No coverage for sexual abuse, argues insurer

One of Canada’s Catholic dioceses is going to court in an effort to win coverage for crimes that occurred on its watch

Risk Management News

By

by Lyle Adriano

Lawyers representing Aviva Insurance, the diocese’s former insurer, argued that its policies do not cover sexual abuse.

The diocese filed a civil lawsuit against Aviva to recoup the more than $7 million it had paid to the victims as recompense.

Charles LeBlond, representing Aviva, not only confirmed that the insurer did not have coverage for abuses, but also remarked that "there is a fair bit of documented evidence that the diocese and the bishops of the day were aware."

Aviva was the Bathurst diocese’s insurer from 1957 to 1983.
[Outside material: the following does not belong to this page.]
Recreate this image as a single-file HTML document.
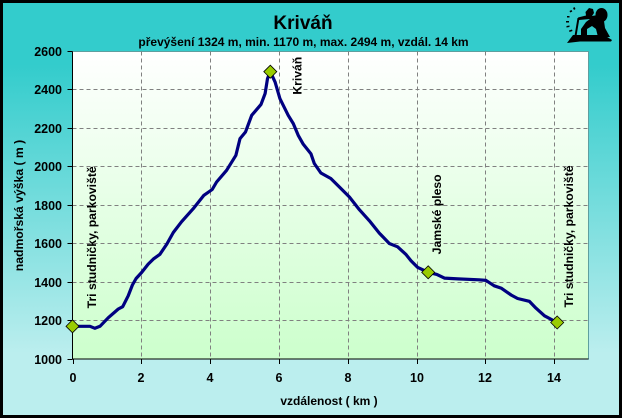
<!DOCTYPE html>
<html>
<head>
<meta charset="utf-8">
<style>
html,body{margin:0;padding:0;background:#000;}
svg{display:block;}
text{font-family:"Liberation Sans",Arial,sans-serif;font-weight:bold;fill:#000;}
</style>
</head>
<body>
<svg id="chart" width="622" height="418" viewBox="0 0 622 418" xmlns="http://www.w3.org/2000/svg">
<defs>
<linearGradient id="panelGrad" x1="0" y1="0" x2="0" y2="1"><stop offset="0" stop-color="#33cccc"/><stop offset="0.15" stop-color="#33cccc"/><stop offset="0.85" stop-color="#bbeeee"/><stop offset="1" stop-color="#bbeeee"/></linearGradient>
<linearGradient id="plotGrad" x1="0" y1="0" x2="0" y2="1"><stop offset="0" stop-color="#ffffff"/><stop offset="1" stop-color="#ccffcc"/></linearGradient>
</defs>
<rect x="0" y="0" width="622" height="418" fill="#000"/>
<rect x="3" y="3" width="616" height="412" fill="url(#panelGrad)"/>
<text x="303" y="29" font-size="19" text-anchor="middle">Kriváň</text>
<text x="303.5" y="46" font-size="12" text-anchor="middle">převýšení 1324 m, min. 1170 m, max. 2494 m, vzdál. 14 km</text>
<rect x="72.5" y="51.5" width="516" height="307.5" fill="url(#plotGrad)" stroke="#5f9f9f" stroke-width="1"/>
<g id="grid"></g>
<g id="axes"></g>
<text x="329" y="405" font-size="12" text-anchor="middle">vzdálenost ( km )</text>
<text transform="translate(23 205.500) rotate(-90)" font-size="12.200" text-anchor="middle">nadmořská výška ( m )</text>
<polyline id="profile" fill="none" stroke="#000080" stroke-width="3.200" stroke-linejoin="round" stroke-linecap="round"/>
<g id="waypoints"></g>
<g fill="#000" stroke="none">
<path d="M567 43 L573 35 L604 35 L612 40 L611 41.500 L580 41.500 Z"/>
<path d="M577.500 18 L579.500 18 L576.500 36 L574.500 36 Z"/>
<path d="M578 17.500 L586 15.500 L585.500 12 L589 8 L593 9 L594 13 L592 16 L598 15 L604 21 L605 28 L610 37 L598 37 L596 29 L592 26 L587 29 L587 37 L581 37 L581 29 L586 22 L590 19 L579 20 Z"/>
<ellipse cx="601.500" cy="15" rx="6" ry="7"/>
<path d="M573 8 l1.500 -1 l1 2 l-1.500 1 Z M569.500 11 l2 -1 l0.800 1.500 l-2 1 Z M567 16 l2.500 0 l0 1.500 l-2.500 0 Z M566 21 l3 0 l0 1.500 l-3 0 Z M566.500 26 l3 -0.500 l0 1.500 l-3 0.500 Z M569 30.500 l3 -1 l0.500 1.500 l-3 1 Z"/>
</g>
</svg>
<script>
const xTicks = [0, 2, 4, 6, 8, 10, 12, 14];
const yTicks = [1000, 1200, 1400, 1600, 1800, 2000, 2200, 2400, 2600];
const distanceKm = [0,0.51,0.65,0.8,1.04,1.33,1.46,1.62,1.74,1.85,2.01,2.2,2.35,2.54,2.74,2.93,3.17,3.51,3.82,4.06,4.19,4.48,4.75,4.87,5.03,5.21,5.48,5.6,5.67,5.75,5.89,6.03,6.27,6.42,6.56,6.71,6.93,7.03,7.22,7.51,7.76,8.05,8.34,8.63,8.92,9.21,9.45,9.69,9.84,10.03,10.34,10.59,10.81,11.2,11.82,12.02,12.26,12.46,12.75,12.94,13.28,13.47,13.72,13.95,14.09];
const elevationM = [1170,1170,1160,1170,1215,1260,1272,1329,1385,1419,1450,1494,1520,1545,1598,1658,1714,1782,1852,1882,1921,1982,2060,2147,2181,2268,2325,2381,2459,2495,2441,2355,2268,2225,2164,2117,2068,2017,1968,1939,1895,1843,1777,1719,1655,1601,1584,1545,1511,1477,1451,1440,1421,1417,1412,1409,1381,1369,1333,1315,1300,1265,1225,1203,1190];
const waypointKm = [0, 5.75, 10.34, 14.09];
const waypointM = [1170, 2495, 1451, 1190];
const waypointNames = ["Tri studničky, parkoviště", "Kriváň", "Jamské pleso", "Tri studničky, parkoviště"];

const NS = "http://www.w3.org/2000/svg";
const plot = {left: 72.5, right: 588.5, top: 51.5, bottom: 359, xMax: 15, yMin: 1000, yMax: 2600};
const labelDx = [23.5, 31, 13, 16];
const labelDy = [18, -23, 18, 15];
function xAxis(km) { return plot.left + km / plot.xMax * (plot.right - plot.left); }
function yAxis(m) { return plot.bottom - (m - plot.yMin) / (plot.yMax - plot.yMin) * (plot.bottom - plot.top); }
function make(tag, attrs, parent) {
  const el = document.createElementNS(NS, tag);
  for (const k in attrs) el.setAttribute(k, attrs[k]);
  parent.appendChild(el);
  return el;
}
const grid = document.getElementById("grid");
const axes = document.getElementById("axes");
const gridStyle = {stroke: "#808080", "stroke-width": 1, "stroke-dasharray": "4 3"};

xTicks.forEach(function (t) {
  const x = Math.round(xAxis(t)) + 0.5;
  if (t > 0) {
    const g = make("line", Object.assign({x1: x, x2: x, y1: plot.top, y2: plot.bottom}, gridStyle), grid);
    
    
  }
  const tick = make("line", {x1: x, x2: x, y1: plot.bottom, y2: plot.bottom + 5, stroke: "#000"}, axes);
  
  
  const label = make("text", {x: x - 0.5, y: 382, "font-size": 12.5, "text-anchor": "middle"}, axes);
  
  
  label.textContent = t;
});
yTicks.forEach(function (t) {
  const y = Math.round(yAxis(t) - 0.5) + 0.5;
  if (t > yTicks[0] && t < yTicks[yTicks.length - 1]) {
    const g = make("line", Object.assign({x1: plot.left, x2: plot.right, y1: y, y2: y}, gridStyle), grid);
    
    
  }
  const tick = make("line", {x1: plot.left - 5, x2: plot.left, y1: y, y2: y, stroke: "#000"}, axes);
  
  
  const label = make("text", {x: 62, y: y + 4.5, "font-size": 12.5, "text-anchor": "end"}, axes);
  
  
  label.textContent = t;
});
const yLine = make("line", {x1: plot.left, x2: plot.left, y1: plot.top, y2: plot.bottom, stroke: "#000"}, axes);


const xLine = make("line", {x1: plot.left, x2: plot.right, y1: plot.bottom, y2: plot.bottom, stroke: "#000"}, axes);



document.getElementById("profile").setAttribute("points", distanceKm.map(function (d, i) {
  return xAxis(d).toFixed(1) + "," + yAxis(elevationM[i]).toFixed(1);
}).join(" "));

const wp = document.getElementById("waypoints");
waypointKm.forEach(function (d, i) {
  const cx = xAxis(d), cy = yAxis(waypointM[i]);
  const r = 6.5;
  const marker = make("polygon", {points: [cx, cy - r, cx + r, cy, cx, cy + r, cx - r, cy].join(" "), fill: "#99cc00", stroke: "#000", "stroke-width": 0.8}, wp);
  
  
  const lx = cx + labelDx[i];
  const ly = cy - labelDy[i];
  const label = make("text", {transform: "translate(" + lx + " " + ly + ") rotate(-90)", "font-size": 12.2}, wp);
  
  
  label.textContent = waypointNames[i];
});
</script>
</body>
</html>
In the previous week, Supreme Court Justice Michel Bastarache told the court that he had interviewed 90 of the sexual assault victims as part of the compensation process back then.

The interviewed victims identified 26 priests, including Father Levi Noel and Father Charles Picot, as the abusers.

Both Noel and Picot have been criminally indicted with numerous counts of sexual abuse, with some cases stretching as far back as 1950.

According to a court statement by LeBlond, there is documentation that Father Noel was moved from parish to parish. One letter even suggested moving him up north, “where nobody knew his past.” A bishop was to accommodate the priest, with knowledge that the minister would “reoffend.”

LeBlond reasoned that the bishop would have, at the very least, kept Noel away from children, knowing the priest’s offenses.

A lawyer representing the diocese, Chris Blom, acknowledged that the church knew of the abuses. Blom, however, contended that during the 1950s and in the years that followed, the diocese had not idea that sexual abuse was considered an insurance risk. He also pointed out that Aviva had not asked the church previously whether there were any cases of abuse.